Reducing medical-surgical inpatient falls and injuries with videos, icons and alarms.
- Author(s): Cuttler, Sasha J;
- Barr-Walker, Jill;
- Cuttler, Lauren
- et al.
Published Web Locationhttps://www.ncbi.nlm.nih.gov/pmc/articles/PMC5699144/
Inpatient falls and subsequent injuries are among the most common hospital-acquired conditions with few effective prevention methods.
To evaluate the effectiveness of patient education videos and fall prevention visual signalling icons when added to bed exit alarms in improving acutely hospitalised medical-surgical inpatient fall and injury rates.
Performance improvement study with historic control.
Four medical-surgical units in one US public acute care hospital.
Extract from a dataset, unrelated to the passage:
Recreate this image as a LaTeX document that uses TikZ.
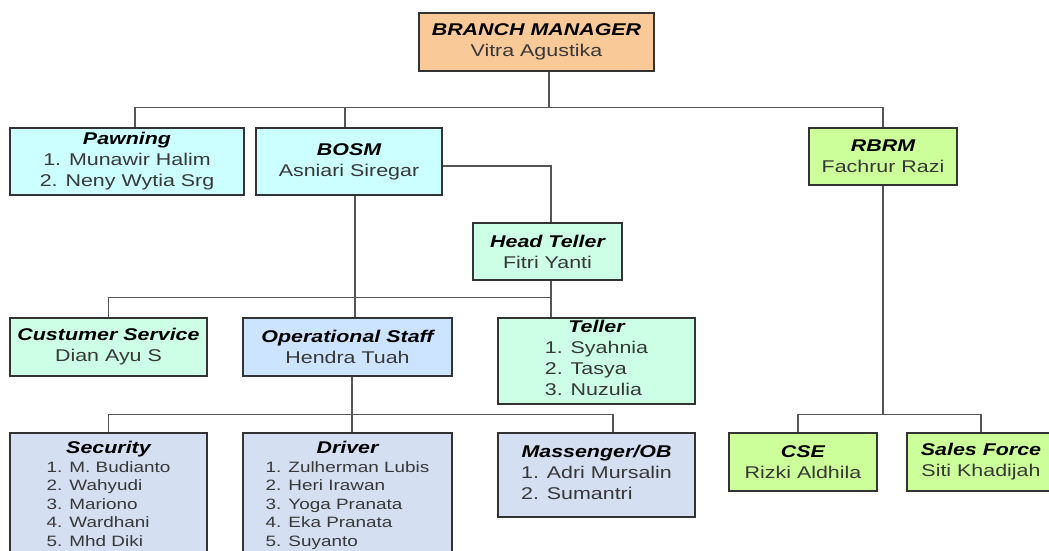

Adult medical-surgical inpatients units.
A 4 min video was shown to patients by trained volunteers. Icons of individual patient risk factors and interventions were placed at patients' bedsides. Beds with integrated three-mode sensitivity exit alarms were activated for confused patients at risk of falling.
The main outcome measure is the incident rate per 1000 patient days (PDs) for patient falls, falls with any injury and falls with serious injury. The incident rate ratio (IRR) for each measure compared January 2009-September 2010 (baseline) with the follow-up period of January 2015-December 2015 (intervention).
Falls decreased 20% from 4.78 to 3.80 per 1000 PDs (IRR 0.80, 95% CI 0.66 to 0.96); falls with any injury decreased 40% from 1.01 to 0.61 per 1000 PDs (IRR 0.60, 95% CI 0.38 to 0.94); and falls with serious injury 85% from 0.159 to 0.023 per 1000 PDs (IRR 0.15, 95% CI 0.01 to 0.85). Icons were not fully implemented.
The first known significant reduction of falls, falls with injury and falls with serious injury among medical-surgical inpatients was achieved. Patient education and continued use of bed exit alarms were associated with large decreases in injury. Icons require further testing. Multicentre randomised controlled trials are needed to confirm the effectiveness of icons and video interventions and exit alarms.